Tight Coupling of Partial Reactions in the Acetyl-CoA Decarbonylase/Synthase (ACDS) Multienzyme Complex from Methanosarcina thermophila

摘要

Direct synthesis and cleavage of acetyl-CoA are carried out by the bifunctional CO dehydrogenase/acetyl-CoA synthase enzyme in anaerobic bacteria and by the acetyl-CoA decarbonylase/synthase (ACDS) multienzyme complex in Archaea. In both systems, a nickel- and Fe/S-containing active site metal center, the A cluster, catalyzes acetyl C–C bond formation/breakdown. Carbonyl group exchange of [1-14C]acetyl-CoA with unlabeled CO, a hallmark of CODH/ACS, is weakly active in ACDS, and exchange with CO2 was up to 350 times faster, indicating tight coupling of CO release at the A cluster to CO oxidation to CO2 at the C cluster in CO dehydrogenase. The basis for tight coupling was investigated by analysis of three recombinant A cluster proteins, ACDS β subunit from Methanosarcina thermophila, acetyl-CoA synthase of Carboxydothermus hydrogenoformans (ACSCh), and truncated ACSCh lacking its 317-amino acid N-terminal domain.
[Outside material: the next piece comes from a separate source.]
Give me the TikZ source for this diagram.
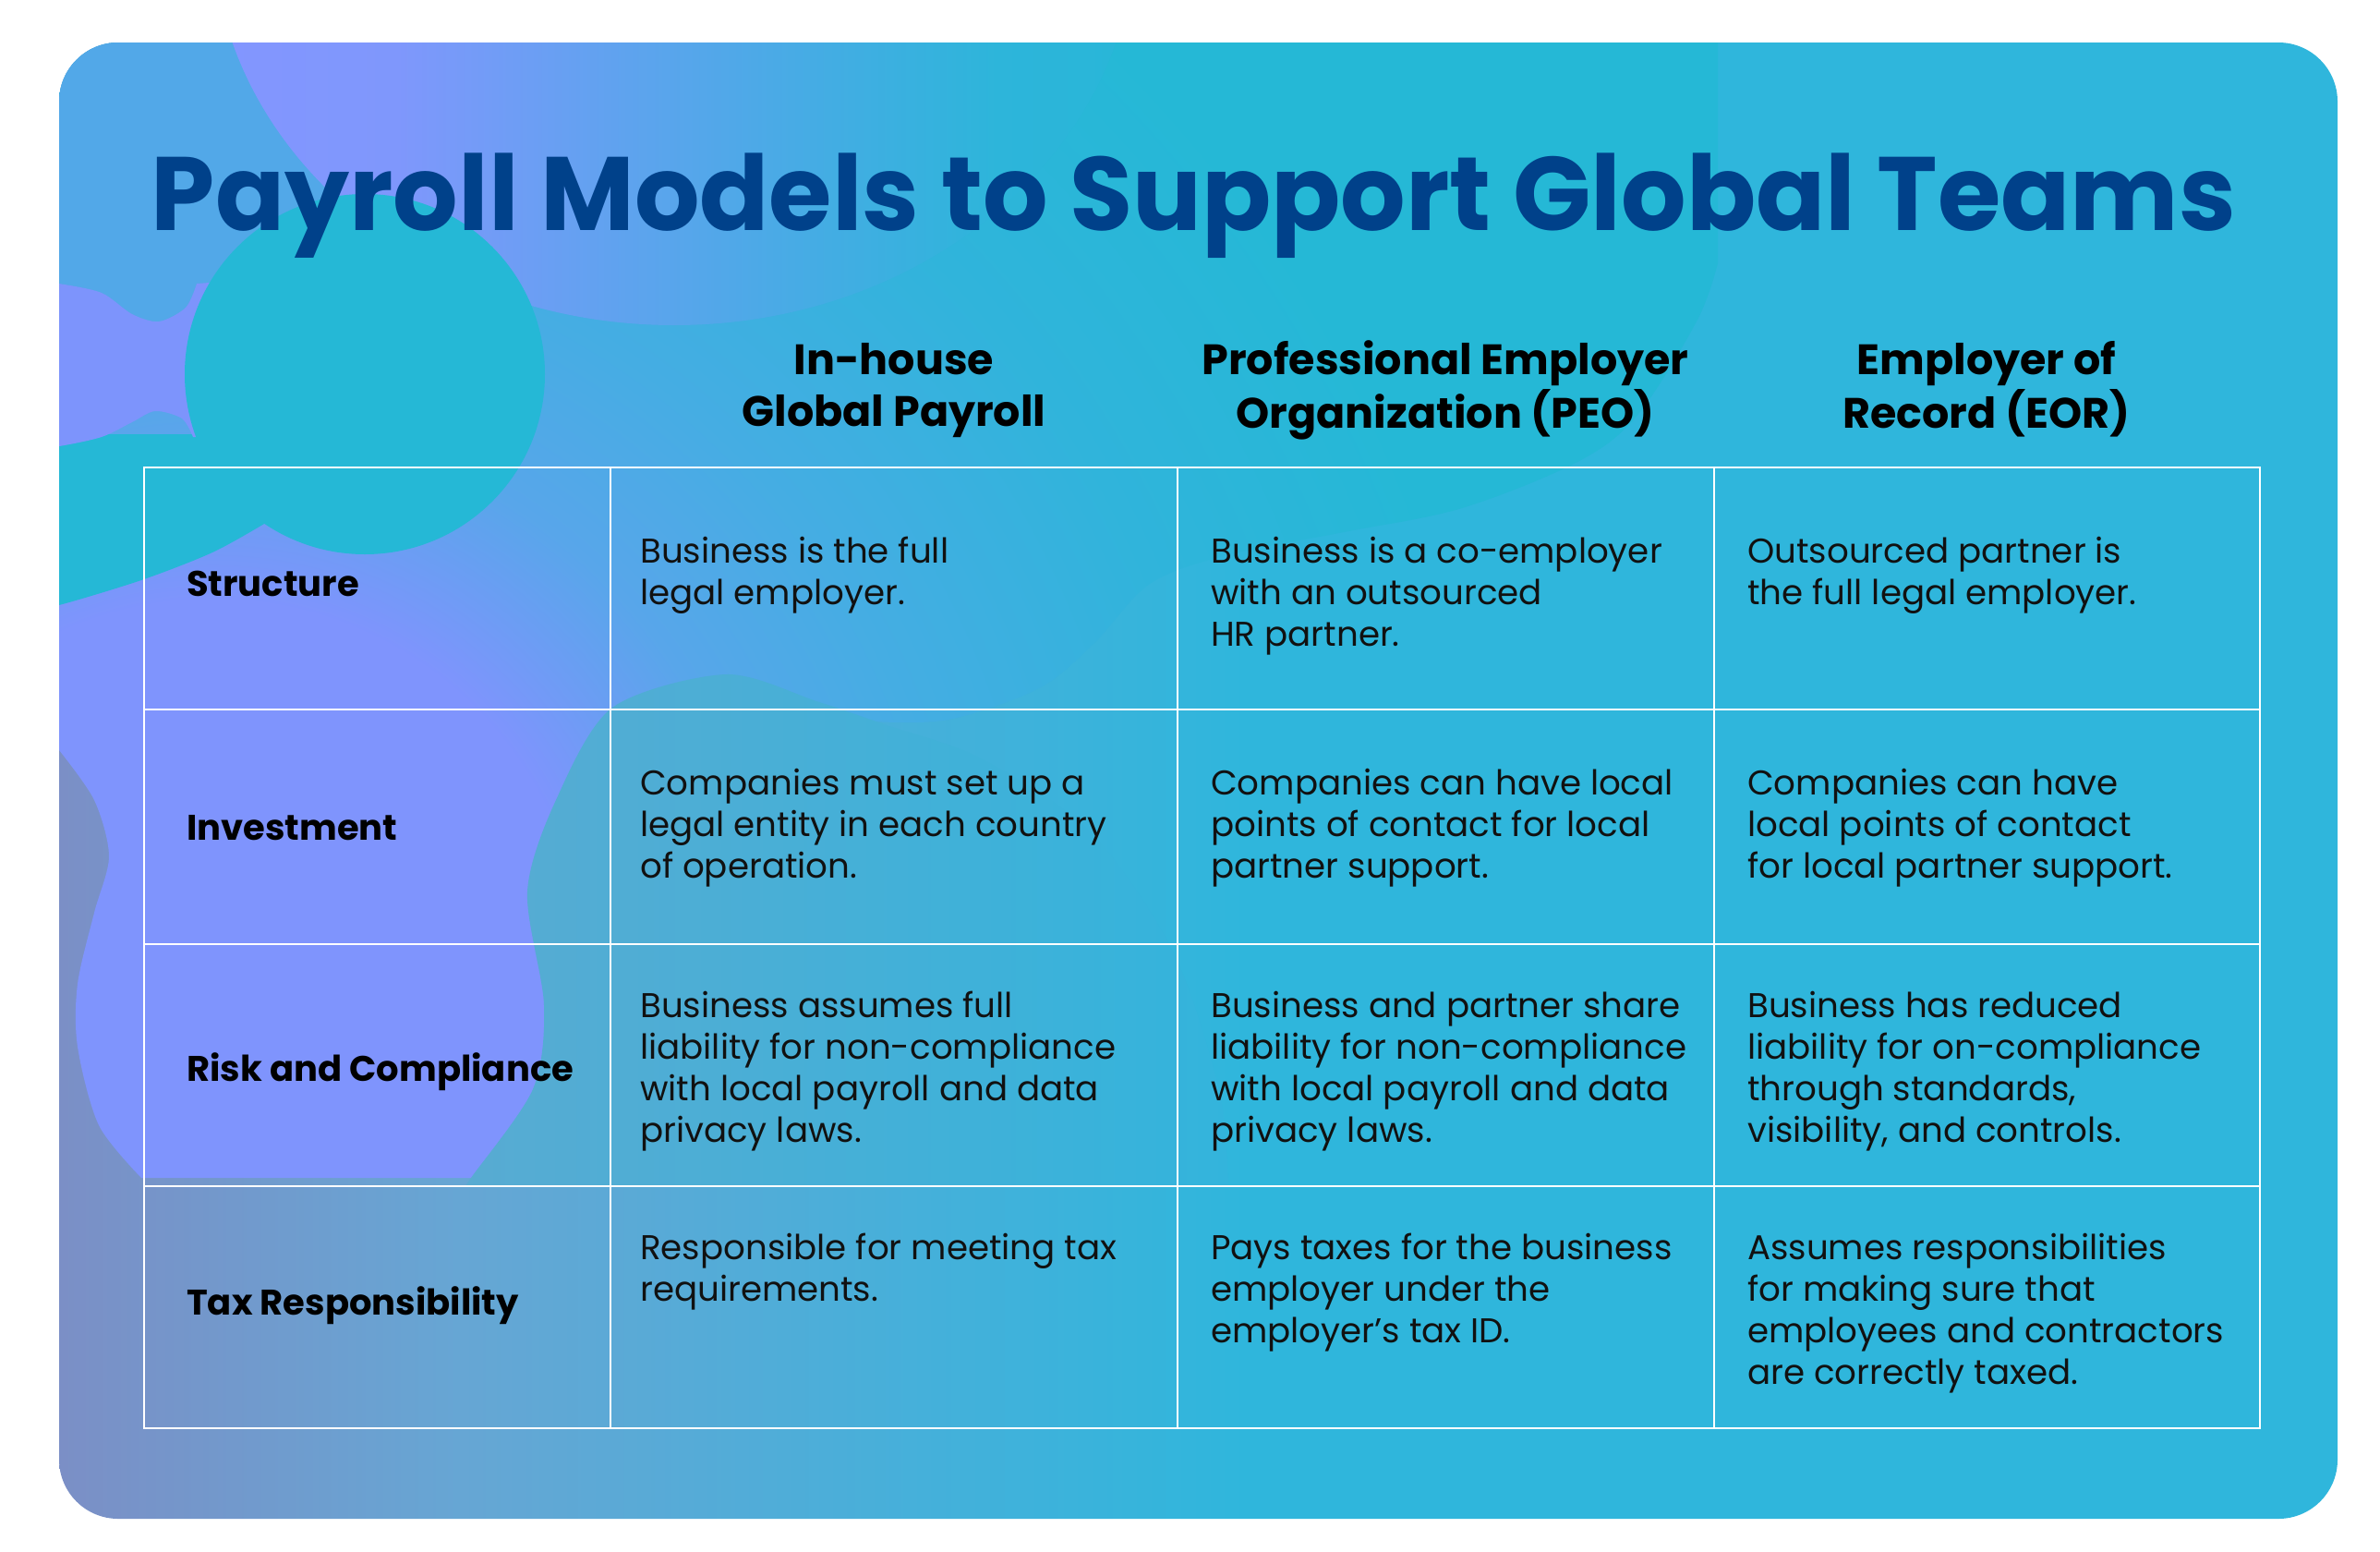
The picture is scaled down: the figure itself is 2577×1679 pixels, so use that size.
\documentclass[tikz,border=0pt]{standalone}
\usepackage{fontspec}
\setmainfont{Poppins}
\usepackage{graphicx}
\definecolor{bgl}{HTML}{7B8FC6}
\definecolor{bgmone}{HTML}{66A6D4}
\definecolor{bgmtwo}{HTML}{45B0DA}
\definecolor{bgr}{HTML}{2FB6DC}
\definecolor{lav}{HTML}{7F94FD}
\definecolor{bmid}{HTML}{58A6EA}
\definecolor{bmidb}{HTML}{45ADE3}
\definecolor{bcya}{HTML}{30B4DB}
\definecolor{bcyb}{HTML}{25B8D6}
\definecolor{aoa}{HTML}{8396FF}
\definecolor{aob}{HTML}{7F97FC}
\definecolor{aoc}{HTML}{5EA3EE}
\definecolor{aod}{HTML}{45ACE4}
\definecolor{aoe}{HTML}{2DB5DA}
\definecolor{aof}{HTML}{28B6D8}
\definecolor{dla}{HTML}{58ABD2}
\definecolor{dlb}{HTML}{33B4DC}
\definecolor{azero}{HTML}{52A8E8}
\definecolor{notchc}{HTML}{7D94FC}
\definecolor{cyc}{HTML}{25B8D6}
\definecolor{titleblue}{HTML}{00418A}
\definecolor{ink}{HTML}{111111}
% shadings: the path's bounding box maps to the central 25bp..75bp (radius 25bp)
\pgfdeclarehorizontalshading{bgshade}{100bp}{color(0bp)=(bgl); color(25bp)=(bgl); color(33.84bp)=(bgmone); color(43.97bp)=(bgmtwo); color(51.06bp)=(bgr); color(100bp)=(bgr)}
\pgfdeclareradialshading{bshade}{\pgfpoint{0bp}{0bp}}{color(0bp)=(lav); color(5bp)=(lav); color(7.5bp)=(bmid); color(10bp)=(bmidb); color(13.75bp)=(bcya); color(17.5bp)=(bcyb); color(50bp)=(bcyb)}
\pgfdeclarehorizontalshading{aoneshade}{100bp}{color(0bp)=(aoa); color(25bp)=(aoa); color(35bp)=(aob); color(47.5bp)=(aoc); color(57.5bp)=(aod); color(67.5bp)=(aoe); color(75bp)=(aof); color(100bp)=(aof)}
\pgfdeclarehorizontalshading{dshade}{100bp}{color(0bp)=(dla); color(25bp)=(dla); color(75bp)=(dlb); color(100bp)=(dlb)}
\newcommand\celllines[1]{\begin{tabular}[t]{@{}l@{}}#1\end{tabular}}
\newcommand\headlines[1]{\begin{tabular}[t]{@{}c@{}}#1\end{tabular}}
\tikzset{
  tline/.style={draw=white, line width=2.5pt},
  ttl/.style={inner sep=0pt, anchor=base, text=titleblue},
  colhead/.style={inner sep=0pt, anchor=base, text=black, font=\fontsize{46}{56}\selectfont\bfseries},
  rowhead/.style={inner sep=0pt, anchor=base west, text=black, font=\fontsize{38.5}{45.3}\selectfont\bfseries},
  cell/.style={inner sep=0pt, anchor=base west, text=ink, font=\fontsize{37.2}{45.3}\selectfont},
}
\begin{document}
\begin{tikzpicture}[x=1pt, y=-1pt]
\useasboundingbox (0,0) rectangle (2577,1679);
\begin{scope}
  \clip[rounded corners=64pt] (64,46) rectangle (2531,1644);
  % card background
  \shade[shading=bgshade] (64,46) rectangle (2531,1644);
  % large lavender-to-cyan shape
  \begin{scope}
    \clip (40,40) -- (1860,40) -- (1860,285) -- plot[smooth, tension=0.55] coordinates {(1860,285) (1838,346) (1774,448) (1710,499) (1583,550) (1455,576) (1328,601) (1245,632) (1185,696) (1125,745) (1027,779) (946,781)} -- plot[smooth] coordinates {(946,781) (850,820) (720,900) (650,1000) (630,1100) (600,1200) (520,1275)} -- (153,1275) -- plot[smooth] coordinates {(153,1275) (107,1218) (84,1133) (84,1065) (102,988) (118,927) (102,866) (64,812)} -- (40,812) -- cycle;
    \shade[shading=bshade] (230,1050) circle[radius=2000];
  \end{scope}
  % teal-grey blob (its lower seam lies under the table line)
  \shade[shading=dshade] plot[smooth] coordinates {(505,1284) (510,1275) (577,1179) (589,1088) (571,965) (602,866) (663,766) (786,730) (884,759) (960,785) (1060,820) (1180,900) (1270,1030) (1320,1180) (1330,1284)} -- cycle;
  % top-left blue
  \fill[azero] (40,40) -- (420,40) -- (420,320) -- (213,307) -- plot[smooth] coordinates {(213,307) (201,333) (172,348) (143,340) (110,317) (64,307)} -- (40,307) -- cycle;
  % top lavender ellipse
  \shade[shading=aoneshade] (730,-80) ellipse[x radius=500, y radius=432];
  % left cyan piece
  \fill[cyc] (40,470) -- (330,470) -- (330,540) -- plot[smooth] coordinates {(286,567) (230,598) (153,628) (64,655) (40,657)} -- cycle;
  % lavender notch
  \fill[notchc] plot[smooth] coordinates {(40,305) (64,307) (110,317) (143,340) (172,348) (201,333) (213,307)} -- (310,300) -- (310,480) -- plot[smooth] coordinates {(209,473) (197,453) (168,445) (143,457) (110,473) (64,483) (40,484)} -- cycle;
  % cyan circle
  \fill[cyc] (395,405) circle[radius=195];
\end{scope}

% title
\node[ttl] (title) at (1292.5,249) {\resizebox{2257pt}{\height}{\fontsize{113}{113}\selectfont\bfseries Payroll Models to Support Global Teams}};

% table grid
\draw[tline] (156,506) rectangle (2447,1546);
\draw[tline] (661,506) -- (661,1546);
\draw[tline] (1275,506) -- (1275,1546);
\draw[tline] (1856,506) -- (1856,1546);
\draw[tline] (156,768) -- (2447,768);
\draw[tline] (156,1022) -- (2447,1022);
\draw[tline] (156,1284) -- (2447,1284);

% column headers
\node[colhead] (h1) at (968,405) {\headlines{In-house\\Global Payroll}};
\node[colhead] (h2) at (1565,405) {\headlines{Professional Employer\\Organization (PEO)}};
\node[colhead] (h3) at (2151,405) {\headlines{Employer of\\Record (EOR)}};

% row headers
\node[rowhead] (r1) at (202,645) {Structure};
\node[rowhead] (r2) at (202,909) {Investment};
\node[rowhead] (r3) at (202,1170) {Risk and Compliance};
\node[rowhead] (r4) at (202,1423) {Tax Responsibility};

% cells
\node[cell] (c11) at (693,609) {\celllines{Business is the full\\legal employer.}};
\node[cell] (c12) at (1311,609) {\celllines{Business is a co-employer\\with an outsourced\\HR partner.}};
\node[cell] (c13) at (1892,609) {\celllines{Outsourced partner is\\the full legal employer.}};

\node[cell] (c21) at (693,860) {\celllines{Companies must set up a\\legal entity in each country\\of operation.}};
\node[cell] (c22) at (1311,860) {\celllines{Companies can have local\\points of contact for local\\partner support.}};
\node[cell] (c23) at (1892,860) {\celllines{Companies can have\\local points of contact\\for local partner support.}};

\node[cell] (c31) at (693,1101) {\celllines{Business assumes full\\liability for non-compliance\\with local payroll and data\\privacy laws.}};
\node[cell] (c32) at (1311,1101) {\celllines{Business and partner share\\liability for non-compliance\\with local payroll and data\\privacy laws.}};
\node[cell] (c33) at (1892,1101) {\celllines{Business has reduced\\liability for on-compliance\\through standards,\\visibility, and controls.}};

\node[cell] (c41) at (693,1363) {\celllines{Responsible for meeting tax\\requirements.}};
\node[cell] (c42) at (1311,1363) {\celllines{Pays taxes for the business\\employer under the\\employer’s tax ID.}};
\node[cell] (c43) at (1892,1363) {\celllines{Assumes responsibilities\\for making sure that\\employees and contractors\\are correctly taxed.}};
\end{tikzpicture}
\end{document}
A comparison of acetyl-CoA synthesis kinetics, CO exchange, acetyltransferase, and A cluster Ni+-CO EPR characteristics demonstrated a direct role of the ACS N-terminal domain in promoting acetyl C–C bond fragmentation. Protein conformational changes, related to “open/closed” states previously identified crystallographically, were indicated to have direct effects on the coordination geometry and stability of the A cluster Ni2+-acetyl intermediate, controlling Ni2+-acetyl fragmentation and Ni2+(CO)(CH3) condensation. EPR spectral changes likely reflect variations in the Ni+-CO equatorial coordination environment in closed buried hydrophobic and open solvent-exposed states. The involvement of subunit-subunit interactions in ACDS, versus interdomain contacts in ACS, ensures that CO is not released from the ACDS β subunit in the absence of appropriate interactions with the α2?2 CO dehydrogenase component. The resultant high efficiency CO transfer explains the low rate of CO exchange relative to CO2.